É razoável pensar que o público estrategicamente mais importante para os
terroristas sejam todos aqueles que, embora lamentando a perda das vidas, se
felicitariam de ver atingidos os símbolos da potência americana. Nestes
dias, circulam na internet listas dos "malfeitos" dos EUA, como para lembrar
boas razões para ser antiamericano. Também circulam listas de tributo aos
EUA, lembrando os empréstimos e as doações de dinheiro, sangue e energia que
os EUA fizeram pelo mundo.
Estava comparando as listas, quando me ocorreu que, em grande parte, o
antiamericanismo ocidental talvez seja fruto de uma divisão que está dentro
de nós.
Foi assim. Uma amiga americana me telefonou aos prantos no dia 13. Ela
acabava de conversar com uma amiga comum brasileira, a qual, preocupada,
ligara para ter notícias. A amiga americana percebeu que, atrás dos pêsames,
havia uma espécie de complacência moralizante com o terror, tipo: chegou a
justa punição do materialismo sem coração. A amiga americana, embora capaz
de crítica de seu próprio país, desta vez não aguentou: "Materialismo de
quem?", indignou-se. "Cada vez que você vem para Nova York, usa a cidade
como um shopping center ou um parque de diversões. E na hora de chorar por
Nova York, me faz a moral?" A amiga americana tinha razão. Ela descobria (e
me fazia descobrir) assim um mecanismo crucial do antiamericanismo ocidental
banal.
Os EUA nos aparecem como o sonho realizado da modernidade; graças a isso,
podemos lhes atribuir todas as caraterísticas de nossa cultura.
Naturalmente, atribuímos aos EUA as caraterísticas que menos gostamos de
reconhecer em nós mesmos. Assim, por exemplo, não sei se os americanos são
mais consumistas do que nós. Provavelmente não. Mas os EUA são designados
por nós como pátria do consumismo. Eles são sem dúvida a pátria de nosso
consumismo. Graças a esse artifício, podemos frequentá-los dando livre curso
a nossos desejos de consumir sem considerar que esses desejos sejam nossos.
Ao contrário, pretendemos que seja um mal da cultura americana.
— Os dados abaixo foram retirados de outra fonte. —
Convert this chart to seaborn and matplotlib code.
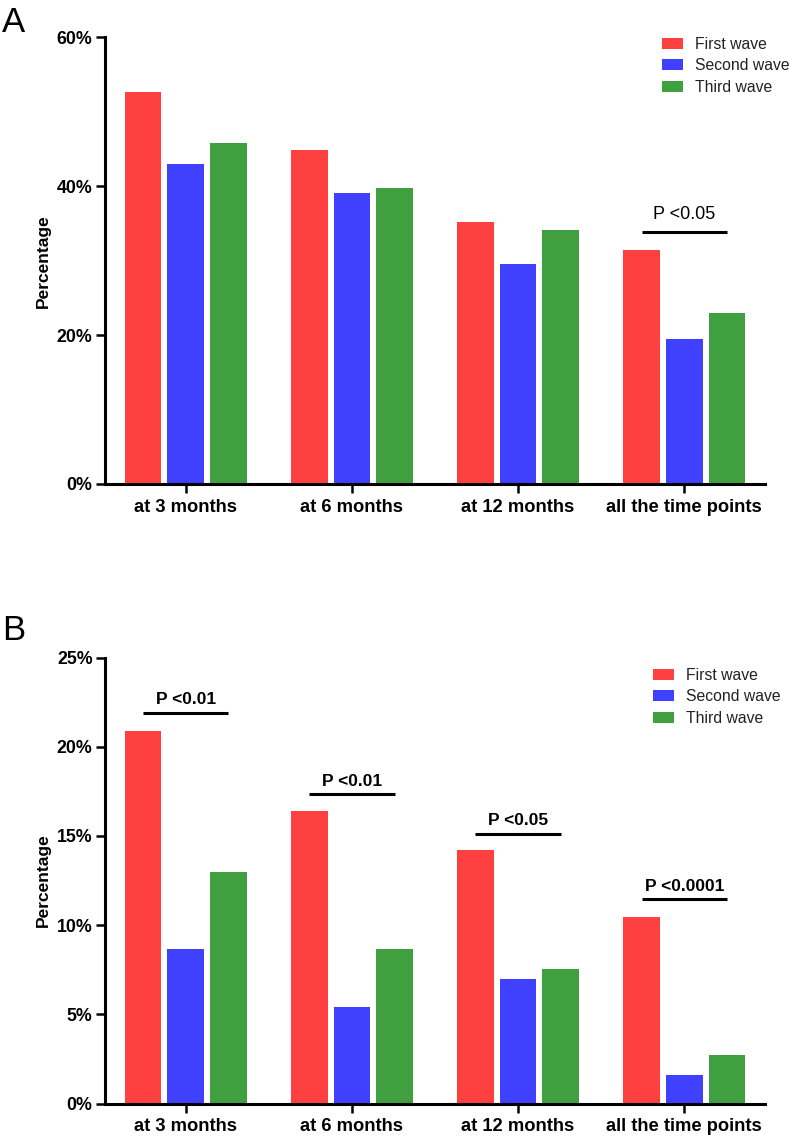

Quando algo em nossa cultura nos envergonha, uma boa saída consiste em
"descobrir" que esse algo é especificamente americano. O antiamericanismo,
em suma, alivia nossas culpas. Melhor, suprime-as, pois elas, de repente,
são sempre só americanas. Explica-se assim um mistério sociológico. Na
última década, os EUA tornaram-se o objeto da maior vontade migratória e da
maior adesão cultural da história da modernidade. A adoção de traços do
estilo de vida americano constitui quase uma tentativa de migração por
mimetismo. Como é possível que eles sejam, ao mesmo tempo, o objeto de
sentimentos suficientemente hostis para que, nas circunstâncias de hoje,
apareça, no canto dos lábios de alguns, o ricto de um "bem feito"?
Não seria mal se conseguíssemos interpretar e resolver o antiamericanismo.
Isso permitiria que enxergássemos os EUA como um país real e não como um
lugar de nossa psique. Também, num momento em que um conflito entre culturas
ameaça o novo século, seria útil que pudéssemos encarar o que somos -parando
de atribuir ao Tio Sam o que menos gostamos em nós mesmos.